The District next argues that it was harmed because it and the City have an “agreement to share in the sales tax revenues collected within the City's [extraterritorial jurisdiction] in and around the District's boundaries,” the City's annexation removes the property from the City's extra-territorial jurisdiction, “prevents” it from coming under the agreement, and “depriv[es] the District of this potential sales tax revenue.” However, the evidence shows that the parties' agreement, the SPA, applies to the specific territory delineated on the map, which does not include the property.

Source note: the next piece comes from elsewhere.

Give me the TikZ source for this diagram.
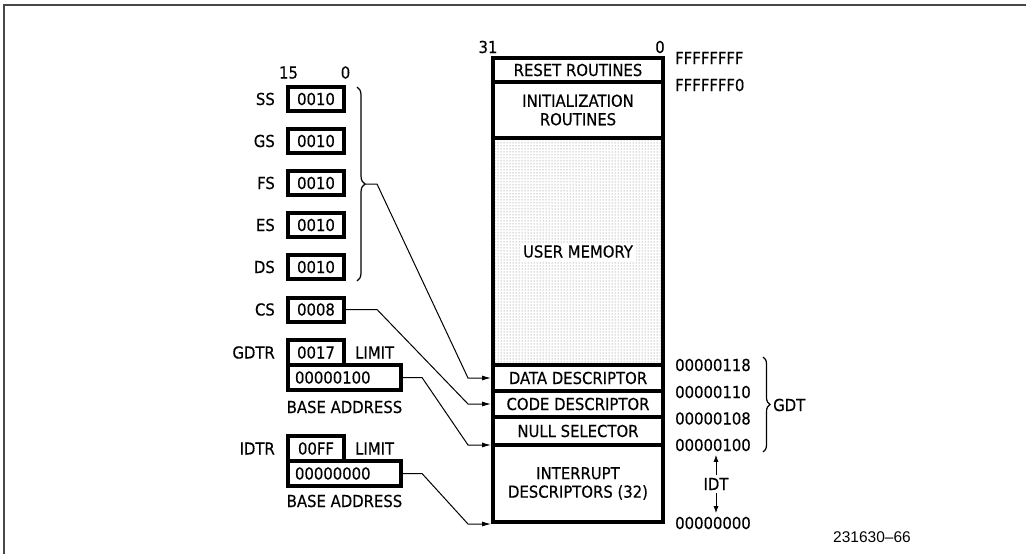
\documentclass[tikz,border=0pt]{standalone}
\usepackage{fontspec}
\newfontfamily\cad[FakeStretch=0.9,FakeBold=0.4]{DejaVu Sans}
\newfontfamily\figfont{Liberation Sans}
\usetikzlibrary{arrows.meta,calc,decorations.pathreplacing,patterns.meta}
\begin{document}
\begin{tikzpicture}[x=1pt,y=1pt,
  cadfont/.style={font=\cad\fontsize{16.5}{18.5}\selectfont},
  txt/.style={cadfont, inner sep=0pt, text height=12pt, text depth=0pt},
  mtxt/.style={cadfont, inner sep=0pt, align=center},
  reg/.style={draw, line width=4pt, minimum width=56pt, minimum height=24pt,
              inner sep=0pt, cadfont, text height=12pt, text depth=0pt},
  basereg/.style={reg, minimum width=113pt, minimum height=25pt, text width=99pt,
              align=left, inner xsep=7pt},
  limreg/.style={reg, minimum height=25pt},
  mem/.style={draw, line width=4pt, minimum width=170pt, inner sep=0pt},
  conn/.style={line width=1pt},
  arr/.style={conn, -{Latex[length=9pt,width=5pt]}},
  sarr/.style={line width=1pt, -{Latex[length=7pt,width=5pt]}},
  brc/.style={line width=1.2pt, decorate},
  frame/.style={line width=2pt, draw=black!72}
]
\useasboundingbox (0,0) rectangle (1026,-554);
\draw[frame] (4,-554) -- (4,-5) -- (1026,-5);

% ---- segment registers ----
\node[txt] (b15) at (288.5,-72.5) {15};
\node[txt] (b0) at (345.5,-72.5) {0};
\node[reg] (ss) at (316,-99) {0010};
\node[reg] (gs) at (316,-141) {0010};
\node[reg] (fs) at (316,-183) {0010};
\node[reg] (es) at (316,-225) {0010};
\node[reg] (ds) at (316,-267) {0010};
\node[reg] (cs) at (316,-309.5) {0008};
\foreach \n/\t in {ss/SS,gs/GS,fs/FS,es/ES,ds/DS,cs/CS}
  \node[txt, anchor=east] (\n l) at ([xshift=-11pt]\n.west) {\t};

\draw[brc, decoration={brace,amplitude=8pt}] (357,-87) -- (357,-281);
\coordinate (bt) at (365,-184);

% ---- GDTR ----
\node[basereg] (gb) at (344.5,-377.5) {00000100};
\node[limreg] (gl) at (316,-352.5) {0017};
\node[txt, anchor=east] (gdtrl) at (275,-352.5) {GDTR};
\node[txt, anchor=west] (glim) at (355,-352.5) {LIMIT};
\node[txt] (gba) at (344.5,-407) {BASE ADDRESS};

% ---- IDTR ----
\node[basereg] (ib) at (344.5,-473.5) {00000000};
\node[limreg] (il) at (316,-448.5) {00FF};
\node[txt, anchor=east] (idtrl) at (275,-448.5) {IDTR};
\node[txt, anchor=west] (ilim) at (355,-448.5) {LIMIT};
\node[txt] (iba) at (344.5,-501) {BASE ADDRESS};

% ---- memory map ----
\node[txt] (m31) at (488,-47) {31};
\node[txt] (m0) at (660,-47) {0};
\node[mem, minimum height=227pt, pattern={Dots[distance=3pt,radius=0.5pt]},
      pattern color=black!55] (user) at (578,-251.5) {};
\node[txt, fill=white, inner sep=3pt] (ut) at (user.center) {USER MEMORY};
\node[mem, minimum height=24pt, txt] (reset) at (578,-70) {RESET ROUTINES};
\node[mem, minimum height=56pt, mtxt] (init) at (578,-110) {INITIALIZATION\\ROUTINES};
\node[mem, minimum height=26pt, txt] (data) at (578,-378) {DATA DESCRIPTOR};
\node[mem, minimum height=26pt, txt] (code) at (578,-404) {CODE DESCRIPTOR};
\node[mem, minimum height=28pt, txt] (null) at (578,-431) {NULL SELECTOR};
\node[mem, minimum height=77pt, mtxt] (intr) at (578,-483.5) {INTERRUPT\\DESCRIPTORS (32)};
\coordinate (nb) at ($(null.south west)!0.5!(intr.north west)$);

% ---- addresses ----
\node[txt, anchor=west] (a1) at (675,-58) {FFFFFFFF};
\node[txt, anchor=west] (a2) at (675,-85) {FFFFFFF0};
\node[txt, anchor=west] (a3) at (675,-365) {00000118};
\node[txt, anchor=west] (a4) at (675,-392) {00000110};
\node[txt, anchor=west] (a5) at (675,-418.5) {00000108};
\node[txt, anchor=west] (a6) at (675,-445) {00000100};
\node[txt, anchor=west] (a7) at (675,-523) {00000000};
\draw[brc, decoration={brace,amplitude=7pt}] (763,-357) -- (763,-452);
\node[txt, anchor=west] (gdt) at (773,-405) {GDT};
\node[txt, inner ysep=3pt] (idt) at (716,-484) {IDT};
\draw[sarr] (idt.north) -- ++(0,20);
\draw[sarr] (idt.south) -- ++(0,-20);

% ---- connectors ----
\draw[arr] (bt) -- ++(12,0) -- ($(data.west)+(-23,0)$) -- (data.west);
\draw[arr] (cs.east) -- ++(31,0) -- ($(code.west)+(-23,0)$) -- (code.west);
\draw[arr] (gb.east) -- ++(19,0) -- ($(nb)+(-23,0)$) -- (nb);
\draw[arr] (ib.east) -- ++(19,0) -- ($(intr.south west)+(-23,0)$) -- (intr.south west);

\node[font=\figfont\fontsize{15.5}{18}\selectfont, anchor=west, inner sep=0pt,
      text height=11pt, text depth=0pt] (fig) at (833,-537) {231630–66};
\end{tikzpicture}
\end{document}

Thus, the City's evidence conclusively establishes that its annexation of the property did not result in an injury to the District in the form of lost sales tax revenues under the SPA.
Finally, the District asserts that it is required to obtain approval from the City to construct projects within the City's extra-territorial jurisdiction and because the City's annexation “affects the location” of its extra-territorial jurisdiction, it affects the area in which such approvals are required. A special burden does not exist, however, if, as here, a claimant merely alleges the ordinary consequences of annexation that burden the public in general. See Sunchase Capital Grp., Inc. v. City of Crandall, 69 S.W.3d 594, 597 (Tex.App.—Tyler 2001, no pet.).
We conclude that the City's evidence conclusively establishes that the District has not suffered a particular burden or injury from the City's annexation of the strip and property. Accordingly, we hold that the District lacks standing to challenge the annexation and the trial court erred in denying the City's plea to the jurisdiction.
We sustain the City's sole issue.
We vacate the trial court's order denying the City's plea to the jurisdiction and dismiss the case. See Tex.R.App. P. 43.2; Lucas, 101 S.W.3d at 122.
1. See Tex. C iv. Prac. & Rem Code Ann. § 51.014(a)(8) (Vernon 2015) (authorizing interlocutory appeal from order denying plea to jurisdiction by governmental unit).
2. See TEX. CIV. PRAC. & REM. CODE ANN. §§ 37.001–.011 (Vernon 2015).
3. See TEX. LOC. GOV'T Code Ann. § 43.054 (Vernon 2008).
4. See TEX. Civ. Prac. & REM.Code Ann. §§ 37.001–011 (“Uniform Declaratory Judgments Act”).